City-shaping rail

The Sydney Metro – Western Sydney Airport’s new metro rail line is set to become the transport spine for Greater Western Sydney, seamlessly connecting communities and travellers to the new Western Sydney International (Nancy-Bird Walton) Airport and the growing region.

The city-shaping project, spanning from St Marys through to the new airport and city of Bradfield, is poised to deliver a significant economic stimulus for Western Sydney, supporting more than 14,000 jobs during construction for the New South Wales and national economies.

The 23-kilometre metro railway will establish vital connections between residential areas and future job hubs, at Airport Business Park and Bradfield, and connect travellers from the new airport into Sydney’s broader public transport network.
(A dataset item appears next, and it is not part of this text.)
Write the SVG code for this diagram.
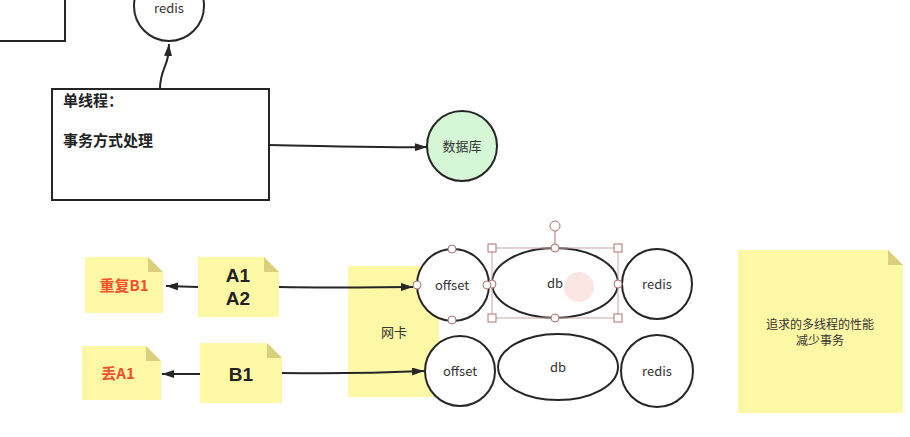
<svg xmlns="http://www.w3.org/2000/svg" width="910" height="437" viewBox="0 0 910 437">
<defs>
<style>
.shape{fill:#fff;stroke:#262626;stroke-width:2}
.note{fill:#fdf8a6}
.fold{fill:#d8d07c}
.lbl{font-family:"Noto Sans CJK SC","Liberation Sans",sans-serif;font-size:13px;fill:#333;text-anchor:middle}
.big{font-family:"Liberation Sans","Noto Sans CJK SC",sans-serif;font-size:19px;font-weight:bold;fill:#222;text-anchor:middle}
.red{font-family:"Noto Sans CJK SC","Liberation Sans",sans-serif;font-size:15px;font-weight:bold;fill:#f5502a;text-anchor:middle}
.bold{font-family:"Noto Sans CJK SC","Liberation Sans",sans-serif;font-size:15px;font-weight:bold;fill:#222}
.edge{fill:none;stroke:#262626;stroke-width:2}
.hnd{fill:#fff;stroke:#b07070;stroke-width:1}
</style>
<marker id="arr" viewBox="0 0 12 8" refX="12" refY="4" markerWidth="12" markerHeight="8" markerUnits="userSpaceOnUse" orient="auto">
<path d="M0 0 L12 4 L0 8 Z" fill="#262626"/>
</marker>
</defs>
<rect width="910" height="437" fill="#fff"/>

<g id="topleft-box"><rect class="shape" x="-10" y="-10" width="75" height="51"/></g>

<g id="redis-top"><circle class="shape" cx="169" cy="6" r="35"/><text class="lbl" x="169" y="13">redis</text></g>

<g id="single-thread"><rect class="shape" x="52" y="89" width="217" height="111"/>
<text class="bold" x="63" y="106">单线程：</text>
<text class="bold" x="63" y="146">事务方式处理</text></g>

<g id="database"><circle cx="462" cy="146" r="35" fill="#d6f7d6" stroke="#262626" stroke-width="2"/><text class="lbl" x="462" y="151">数据库</text></g>

<g id="nic"><rect class="note" x="348" y="266" width="91" height="131"/><text class="lbl" x="394" y="337">网卡</text></g>

<g id="note-dup"><path class="note" d="M85 257 H148 L163 272 V313 H85 Z"/><path class="fold" d="M148 257 L163 272 H148 Z"/><text class="red" x="124" y="291">重复B1</text></g>
<g id="note-a"><path class="note" d="M198 257 H264 L279 272 V317 H198 Z"/><path class="fold" d="M264 257 L279 272 H264 Z"/><text class="big" x="238" y="282">A1</text><text class="big" x="238" y="305">A2</text></g>
<g id="note-lost"><path class="note" d="M82 346 H146 L161 361 V400 H82 Z"/><path class="fold" d="M146 346 L161 361 H146 Z"/><text class="red" x="118" y="379">丢A1</text></g>
<g id="note-b"><path class="note" d="M200 343 H267 L282 358 V403 H200 Z"/><path class="fold" d="M267 343 L282 358 H267 Z"/><text class="big" x="241" y="381">B1</text></g>

<g id="note-right"><path class="note" d="M738 250 H888 L903 265 V413 H738 Z"/><path class="fold" d="M888 250 L903 265 H888 Z"/>
<text class="lbl" x="820" y="329" style="font-size:12px">追求的多线程的性能</text>
<text class="lbl" x="820" y="345" style="font-size:12px">减少事务</text></g>

<g id="offset1"><circle class="shape" cx="453" cy="285" r="36"/><text class="lbl" x="452" y="290">offset</text></g>
<g id="db1"><ellipse class="shape" cx="555" cy="283" rx="63" ry="35"/><text class="lbl" x="555" y="288">db</text></g>
<g id="redis1"><circle class="shape" cx="657" cy="284" r="35"/><text class="lbl" x="657" y="289">redis</text></g>
<g id="offset2"><circle class="shape" cx="460" cy="371" r="35"/><text class="lbl" x="460" y="376">offset</text></g>
<g id="db2"><ellipse class="shape" cx="558" cy="367" rx="60" ry="33"/><text class="lbl" x="558" y="372">db</text></g>
<g id="redis2"><circle class="shape" cx="657" cy="371" r="36"/><text class="lbl" x="657" y="376">redis</text></g>

<g id="selection">
<circle cx="579" cy="287" r="15" fill="#fbdcd7" opacity="0.7"/>
<rect x="492" y="248" width="126" height="70" fill="none" stroke="#c9a5a5" stroke-width="1"/>
<line x1="555" y1="231" x2="555" y2="248" stroke="#b07070" stroke-width="1"/>
<circle class="hnd" cx="555" cy="226" r="5"/>
<rect class="hnd" x="488" y="244" width="8" height="8"/><rect class="hnd" x="614" y="244" width="8" height="8"/>
<rect class="hnd" x="488" y="314" width="8" height="8"/><rect class="hnd" x="614" y="314" width="8" height="8"/>
<circle class="hnd" cx="555" cy="248" r="4"/><circle class="hnd" cx="555" cy="318" r="4"/>
<circle class="hnd" cx="492" cy="284" r="4"/><circle class="hnd" cx="618" cy="284" r="4"/>
<circle class="hnd" cx="452" cy="249" r="4"/><circle class="hnd" cx="452" cy="320" r="4"/>
<circle class="hnd" cx="417" cy="285" r="4"/><circle class="hnd" cx="487" cy="285" r="4"/>
</g>

<g id="connectors">
<path class="edge" d="M160 89 C160 72 166 68 168 56 L169 44" marker-end="url(#arr)"/>
<path class="edge" d="M269 145 C330 146 360 148 427 147" marker-end="url(#arr)"/>
<path class="edge" d="M198 287 L166 286" marker-end="url(#arr)"/>
<path class="edge" d="M279 287 C340 288 380 287 413 287" marker-end="url(#arr)"/>
<path class="edge" d="M200 374 L162 374" marker-end="url(#arr)"/>
<path class="edge" d="M282 373 C340 374 380 373 424 371" marker-end="url(#arr)"/>
</g>
</svg>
CPB Contractors Ghella (CPBG) was selected by the New South Wales Government to deliver the Sydney Metro – Western Sydney Airport, Station Boxes and Tunnelling Works (WSA-SBT) package.

The WSA-SBT package involves the design and construction of 9.8 kilometres of twin tunnels and excavations for stations at St Marys, Orchard Hills, Airport Business Park, Airport Terminal and Bradfield (Aerotropolis) and services facilities at Bringelly and Claremont Meadows.

CPBG engaged Robert Bird Group and SMEC to undertake detailed design services for the SBT works.

Innovative design solutions

Robert Bird Group and SMEC played a pivotal role in the realisation of a significant innovation – the design of a ground retention system for a substantial circular maintenance shaft for the Bringelly Services Facility.

This shaft boasted impressive dimensions, featuring an internal diameter of 29 metres and a depth reaching up to 32 metres. SMEC was responsible for the assessment of the geotechnical aspects of the shaft. Robert Bird Group was responsible for the design of the shaft structure. The purpose of the shaft is to provide vertical access between the metro tunnels and the ground surface through which construction stage support can be facilitated and where permanent maintenance facilities can be constructed.

The construction of the retention structure holds a pivotal position in the critical path timeline of the overall construction process. A primary design goal was the development of a system that could be efficiently constructed and excavated within a brief timeframe of six months. Another key objective centred around maintaining cost-effectiveness, while ensuring adherence to performance specifications. Sustaining a minimum clear internal opening throughout the project duration was also required.

Site investigations found that ground conditions at this site can apply significant forces making it suboptimal to utilise a conventional retaining structure such as secant piles, a diaphragm wall or a lined shaft with closely spaced ring beams. Robert Bird Group and SMEC designed a unique retention structure configuration optimised to promote as much flexibility as possible.

To validate the design, SMEC developed a comprehensive three-dimensional finite element model of the entire shaft using Plaxis 3D software. This approach not only instilled confidence in compliance with project specifications but also enabled intricate evaluations, such as ovalisation due to ground variability, stresses and tunnelling activities.

The result of this approach was a design able to meet the design objectives with substantially less steel and concrete than common alternatives. This provided savings in cost, time and greenhouse emissions, offering consequential program, budgetary and broader scale improved sustainability outcomes.

Advancing tunnel construction practices

The innovative design employed on the temporary shaft retention structures holds promising applications for future endeavours by SMEC, Robert Bird Group and the broader industry, particularly in the realm of road and rail tunnel construction.

For the industry, the design approach offers a standardised solution for tunnelling works confronted by similar geological conditions, creating a template for addressing challenges related to weak rock deposits, locked-in rock stresses, and swelling issues. This can lead to streamlined processes, reduced project timelines and enhanced safety measures, contributing to the overall advancement of tunnel construction practices.

The adaptability of this innovation potentially influences future design standards and regulations. As the industry seeks sustainable and efficient solutions, the incorporation of this innovative approach can set a precedent for environmentally conscious and resource-efficient tunnelling practices.

David Malorey, Technical Principal – Geotechnics, “I am very proud of the combined effort of the SMEC and Robert Bird Group team and the geotechnical work completed on this part of the new Sydney Metro – Western Sydney Airport project. The Temporary Shaft Retention Structures project’s success illustrates SMEC’s commitment to delivering innovative solutions that extend beyond individual projects, contributing to industry advancements and sustainability goals”.

Bonar Bucalina, Project Director for Robert Bird Group “Robert Bird Group worked closely with SMEC and the contractor to develop numerous options for the shafts until we landed on a solution that maximised savings, minimised waste and programme, while utilising commonly used construction methods and equipment. We are proud of what we have developed and the relationships we formed”.